PROBLEM REQUIREMENTS
Give a verbatim copy of the lines below, minus the pictures.

SUPPLIED INFORMATION
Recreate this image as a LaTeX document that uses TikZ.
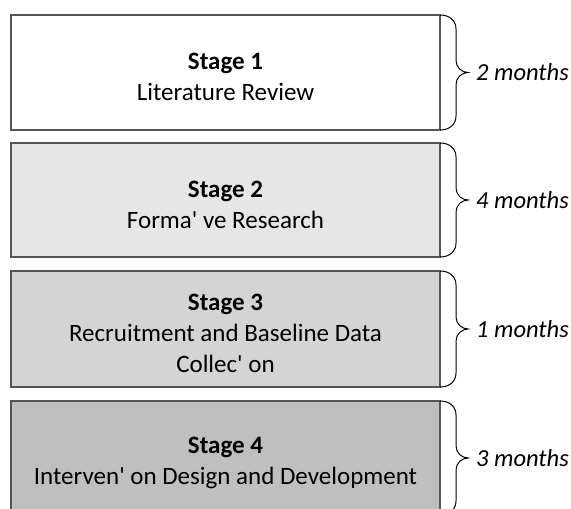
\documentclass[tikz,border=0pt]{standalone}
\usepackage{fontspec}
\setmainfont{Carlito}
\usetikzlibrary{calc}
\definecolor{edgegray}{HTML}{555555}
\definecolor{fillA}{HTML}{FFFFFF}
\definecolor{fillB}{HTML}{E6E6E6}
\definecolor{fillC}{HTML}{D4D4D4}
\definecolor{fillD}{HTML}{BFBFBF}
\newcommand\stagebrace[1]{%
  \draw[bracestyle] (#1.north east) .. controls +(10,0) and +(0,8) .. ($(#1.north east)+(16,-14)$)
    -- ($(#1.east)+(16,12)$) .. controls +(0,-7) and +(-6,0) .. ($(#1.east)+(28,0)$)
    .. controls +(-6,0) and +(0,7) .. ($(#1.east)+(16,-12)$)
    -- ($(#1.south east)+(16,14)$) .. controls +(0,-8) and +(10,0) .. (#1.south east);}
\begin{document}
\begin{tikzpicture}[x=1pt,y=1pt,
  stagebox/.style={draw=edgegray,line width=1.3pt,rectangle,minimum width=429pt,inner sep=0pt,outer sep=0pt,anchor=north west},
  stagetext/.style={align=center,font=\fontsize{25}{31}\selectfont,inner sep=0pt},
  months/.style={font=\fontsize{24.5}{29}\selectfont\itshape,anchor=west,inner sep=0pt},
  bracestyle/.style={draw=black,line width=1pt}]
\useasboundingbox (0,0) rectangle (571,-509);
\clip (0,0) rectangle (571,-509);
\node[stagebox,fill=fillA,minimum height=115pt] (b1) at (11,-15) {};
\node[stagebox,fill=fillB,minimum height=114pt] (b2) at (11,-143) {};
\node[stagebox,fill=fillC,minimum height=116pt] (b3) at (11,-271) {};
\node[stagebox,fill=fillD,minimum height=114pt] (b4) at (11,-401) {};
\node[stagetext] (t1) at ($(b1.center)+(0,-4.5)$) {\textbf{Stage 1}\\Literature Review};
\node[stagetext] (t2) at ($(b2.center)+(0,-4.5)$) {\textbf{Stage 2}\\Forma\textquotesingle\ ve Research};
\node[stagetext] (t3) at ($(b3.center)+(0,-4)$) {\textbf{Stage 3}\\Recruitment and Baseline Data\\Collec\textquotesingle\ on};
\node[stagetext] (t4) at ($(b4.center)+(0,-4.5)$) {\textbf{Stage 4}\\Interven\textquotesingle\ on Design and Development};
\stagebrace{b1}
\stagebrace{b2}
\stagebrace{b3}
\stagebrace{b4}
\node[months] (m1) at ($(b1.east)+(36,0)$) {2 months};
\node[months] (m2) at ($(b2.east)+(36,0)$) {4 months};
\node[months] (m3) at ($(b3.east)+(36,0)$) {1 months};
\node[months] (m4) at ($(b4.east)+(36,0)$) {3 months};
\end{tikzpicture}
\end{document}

EXPECTED ANSWER
Recreate this image as a LaTeX document that uses TikZ.
\documentclass[tikz,border=0pt]{standalone}
\usepackage{fontspec}
\setmainfont{Carlito}
\usetikzlibrary{calc}
\definecolor{edgegray}{HTML}{555555}
\definecolor{fillA}{HTML}{FFFFFF}
\definecolor{fillB}{HTML}{E6E6E6}
\definecolor{fillC}{HTML}{D4D4D4}
\definecolor{fillD}{HTML}{BFBFBF}
\newcommand\stagebrace[1]{%
  \draw[bracestyle] (#1.north east) .. controls +(10,0) and +(0,8) .. ($(#1.north east)+(16,-14)$)
    -- ($(#1.east)+(16,12)$) .. controls +(0,-7) and +(-6,0) .. ($(#1.east)+(28,0)$)
    .. controls +(-6,0) and +(0,7) .. ($(#1.east)+(16,-12)$)
    -- ($(#1.south east)+(16,14)$) .. controls +(0,-8) and +(10,0) .. (#1.south east);}
\begin{document}
\begin{tikzpicture}[x=1pt,y=1pt,
  stagebox/.style={draw=edgegray,line width=1.3pt,rectangle,minimum width=429pt,inner sep=0pt,outer sep=0pt,anchor=north west},
  stagetext/.style={align=center,font=\fontsize{25}{31}\selectfont,inner sep=0pt},
  months/.style={font=\fontsize{24.5}{29}\selectfont\itshape,anchor=west,inner sep=0pt},
  bracestyle/.style={draw=black,line width=1pt}]
\useasboundingbox (0,0) rectangle (571,-509);
\clip (0,0) rectangle (571,-509);
\node[stagebox,fill=fillA,minimum height=115pt] (b1) at (11,-15) {};
\node[stagebox,fill=fillB,minimum height=114pt] (b2) at (11,-143) {};
\node[stagebox,fill=fillC,minimum height=116pt] (b3) at (11,-271) {};
\node[stagebox,fill=fillD,minimum height=114pt] (b4) at (11,-401) {};
\node[stagetext] (t1) at ($(b1.center)+(0,-4.5)$) {\textbf{Stage 1}\\Literature Review};
\node[stagetext] (t2) at ($(b2.center)+(0,-4.5)$) {\textbf{Stage 2}\\Forma\textquotesingle\ ve Research};
\node[stagetext] (t3) at ($(b3.center)+(0,-4)$) {\textbf{Stage 3}\\Recruitment and Baseline Data\\Collec\textquotesingle\ on};
\node[stagetext] (t4) at ($(b4.center)+(0,-4.5)$) {\textbf{Stage 4}\\Interven\textquotesingle\ on Design and Development};
\stagebrace{b1}
\stagebrace{b2}
\stagebrace{b3}
\stagebrace{b4}
\node[months] (m1) at ($(b1.east)+(36,0)$) {2 months};
\node[months] (m2) at ($(b2.east)+(36,0)$) {4 months};
\node[months] (m3) at ($(b3.east)+(36,0)$) {1 months};
\node[months] (m4) at ($(b4.east)+(36,0)$) {3 months};
\end{tikzpicture}
\end{document}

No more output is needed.